Diolch, Rhianon, and that brings us to the end, nearly. I've just got one question, and it might stray into policy rather than—. But that is my prerogative—I'm Chair of this committee. Does this Bill set a precedent for doing education by Bill? So, would there be then—? You know, if this Bill passed, would there then be a music Bill around orchestras and choirs, something that's very close to my heart, more so than, possibly, outdoor education just because of my interests? Is there a risk involved in doing it like this, and would it not be a better place to put it within the education curriculum, rather than legislating for it separately?
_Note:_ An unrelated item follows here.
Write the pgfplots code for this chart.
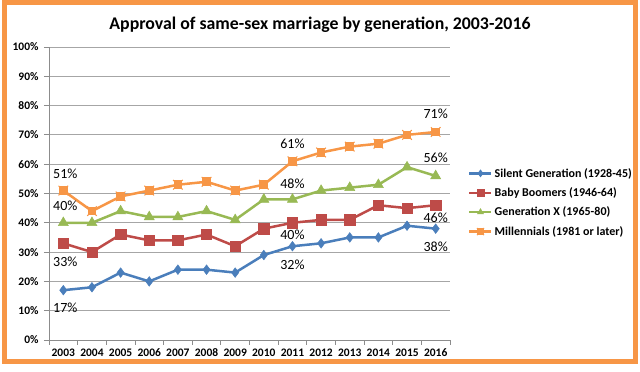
\documentclass[border=0pt]{standalone}
\usepackage{fontspec}
\setmainfont{Carlito}
\usepackage{pgfplots}
\pgfplotsset{compat=1.18}
\definecolor{cBlue}{HTML}{4A7EBB}
\definecolor{cRed}{HTML}{BE4B48}
\definecolor{cGreen}{HTML}{98B954}
\definecolor{cOrange}{HTML}{F79646}
\definecolor{cFrame}{HTML}{F79646}
\definecolor{cGrid}{HTML}{A6A6A6}
\definecolor{cAxis}{HTML}{8C8C8C}
\pgfdeclareplotmark{sqx}{%
  \pgfpathrectangle{\pgfqpoint{-0.8\pgfplotmarksize}{-0.8\pgfplotmarksize}}{\pgfqpoint{1.6\pgfplotmarksize}{1.6\pgfplotmarksize}}%
  \pgfusepathqfillstroke
  \pgfpathmoveto{\pgfqpoint{-\pgfplotmarksize}{-\pgfplotmarksize}}%
  \pgfpathlineto{\pgfqpoint{\pgfplotmarksize}{\pgfplotmarksize}}%
  \pgfpathmoveto{\pgfqpoint{-\pgfplotmarksize}{\pgfplotmarksize}}%
  \pgfpathlineto{\pgfqpoint{\pgfplotmarksize}{-\pgfplotmarksize}}%
  \pgfusepathqstroke
}
\begin{document}
\begin{tikzpicture}[x=1pt,y=1pt]
\useasboundingbox (0,0) rectangle (640,372);
\draw[cFrame, line width=5pt] (4.5,10) rectangle (635.5,369.5);
\node[font=\fontsize{17.8}{20}\selectfont\bfseries] at (320,347) {Approval of same-sex marriage by generation, 2003-2016};
\begin{axis}[
  at={(49pt,32pt)}, anchor=south west, scale only axis,
  width=401pt, height=293pt,
  xmin=-0.5, xmax=13.5, ymin=0, ymax=100,
  clip=false,
  axis x line*=bottom, axis y line*=left,
  axis line style={draw=cAxis, line width=0.8pt},
  xtick={0,...,13},
  xticklabels={2003,2004,2005,2006,2007,2008,2009,2010,2011,2012,2013,2014,2015,2016},
  major x tick style={draw=none},
  minor xtick={-0.5,0.5,...,13.5},
  ytick={0,10,...,100},
  yticklabels={0\%,10\%,20\%,30\%,40\%,50\%,60\%,70\%,80\%,90\%,100\%},
  tick align=outside, major tick length=5pt, minor tick length=5pt,
  tick style={draw=cAxis, line width=0.8pt},
  ymajorgrids, grid style={draw=cGrid, line width=0.8pt},
  ticklabel style={font=\fontsize{11.5}{13}\selectfont\bfseries},
  yticklabel style={xshift=-2pt},
  legend style={at={(1.045,0.594)}, anchor=north west, draw=none, fill=none,
    font=\fontsize{12}{14}\selectfont\bfseries, row sep=5pt,
    inner sep=0pt, nodes={inner xsep=2pt}},
  legend cell align=left,
  legend image code/.code={\draw[#1, mark size=3.5pt, mark repeat=2, mark phase=2] plot coordinates {(0pt,0pt) (11pt,0pt) (22pt,0pt)};},
]
\addplot[cBlue, line width=2.5pt, mark=diamond*, mark size=4.8pt, mark options={solid, line width=0.5pt}] coordinates {
(0,17)(1,18)(2,23)(3,20)(4,24)(5,24)(6,23)(7,29)(8,32)(9,33)(10,35)(11,35)(12,39)(13,38)};
\addlegendentry{Silent Generation (1928-45)}
\addplot[cRed, line width=2.5pt, mark=square*, mark size=5.2pt, mark options={solid, line width=0.5pt}] coordinates {
(0,33)(1,30)(2,36)(3,34)(4,34)(5,36)(6,32)(7,38)(8,40)(9,41)(10,41)(11,46)(12,45)(13,46)};
\addlegendentry{Baby Boomers (1946-64)}
\addplot[cGreen, line width=2.5pt, mark=triangle*, mark size=5.8pt, mark options={solid, line width=0.5pt}] coordinates {
(0,40)(1,40)(2,44)(3,42)(4,42)(5,44)(6,41)(7,48)(8,48)(9,51)(10,52)(11,53)(12,59)(13,56)};
\addlegendentry{Generation X (1965-80)}
\addplot[cOrange, line width=2.5pt, mark=sqx, mark size=4.8pt, mark options={solid, line width=1pt}] coordinates {
(0,51)(1,44)(2,49)(3,51)(4,53)(5,54)(6,51)(7,53)(8,61)(9,64)(10,66)(11,67)(12,70)(13,71)};
\addlegendentry{Millennials (1981 or later)}
\begin{scope}[every node/.style={font=\fontsize{14}{16}\selectfont}]
\node[yshift=17pt, xshift=2pt] at (axis cs:0,51) {51\%};
\node[yshift=17pt, xshift=2pt] at (axis cs:0,40) {40\%};
\node[yshift=-18pt, xshift=2pt] at (axis cs:0,33) {33\%};
\node[yshift=-18pt, xshift=2pt] at (axis cs:0,17) {17\%};
\node[yshift=17pt] at (axis cs:8,61) {61\%};
\node[yshift=16pt] at (axis cs:8,48) {48\%};
\node[yshift=-12pt] at (axis cs:8,40) {40\%};
\node[yshift=-19pt] at (axis cs:8,32) {32\%};
\node[yshift=18pt] at (axis cs:13,71) {71\%};
\node[yshift=18pt] at (axis cs:13,56) {56\%};
\node[yshift=-13pt] at (axis cs:13,46) {46\%};
\node[yshift=-18pt] at (axis cs:13,38) {38\%};
\end{scope}
\end{axis}
\end{tikzpicture}
\end{document}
I think it's a fair question. Let's not forget the Bill itself is putting it into the curriculum, so it's not seeking to have a stand-alone thing, as it were. The way the Bill has been framed is to put it into the curriculum, but I guess the criticism could be that that, as you say, happens to all sorts of areas of interest and concern, I suppose. I guess that is a risk, but then the question mark is, as a Member of the Senedd, as an ordinary Member of the Senedd, my opportunity to bring forward a Member's Bill is once in a blue moon. The remit within which I'm allowed to work within is fairly restricted, and it's how we can get these guarantees into the Curriculum for Wales. I suspect any Government doesn't want to set up a curriculum and just leave it to run forever and a day. There are times and identified need to include things within that curriculum, and as an ordinary Member of the Senedd, this is the best way that I can do that, and it does provide some certainty and guarantee. 

So, I accept the risk that you've shared, Chair, but I think this is such an important part of a young person's experience and education that I think it's worthy of being inserted into the curriculum in this way. 

Okay, thank you very much, and thanks for indulging me with that last question. Thank you very much for your time this morning. It's been great, and apologies for going over a little bit but I think it was well worth it to get those answers on the record. As I mentioned before, there will be a transcript for you to look through just to check for accuracy, and thank you and your team for coming and for answering our questions this morning. 

4. Cynnig o dan Reol Sefydlog 17.42(ix) i benderfynu gwahardd y cyhoedd o weddill y cyfarfod
4. Motion under Standing Order 17.42(ix) to resolve to exclude the public from the remainder of this meeting


bod y pwyllgor yn penderfynu gwahardd y cyhoedd o weddill y cyfarfod yn unol â Rheol Sefydlog 17.42(ix).


that the committee resolves to exclude the public from the remainder of the meeting in accordance with Standing Order 17.42(ix).

Cynigiwyd y cynnig.

Motion moved.

Felly, yn unol â Rheol Sefydlog 17.42, dwi'n cynnig bod y pwyllgor yn penderfynu gwahardd y cyhoedd o weddill y cyfarfod yma. A ydy pawb yn gytûn? Dwi'n gweld ein bod, felly wnawn ni fynd yn breifat. Diolch yn fawr.

Therefore, in accordance with Standing Order 17.42, I propose that the committee resolves to exclude the public from the remainder of this meeting. Are Members content? I see that they are, therefore we'll go into private session. Thank you very much. 

Derbyniwyd y cynnig.

Daeth rhan gyhoeddus y cyfarfod i ben am 10:44.

Motion agreed.

The public part of the meeting ended at 10:44.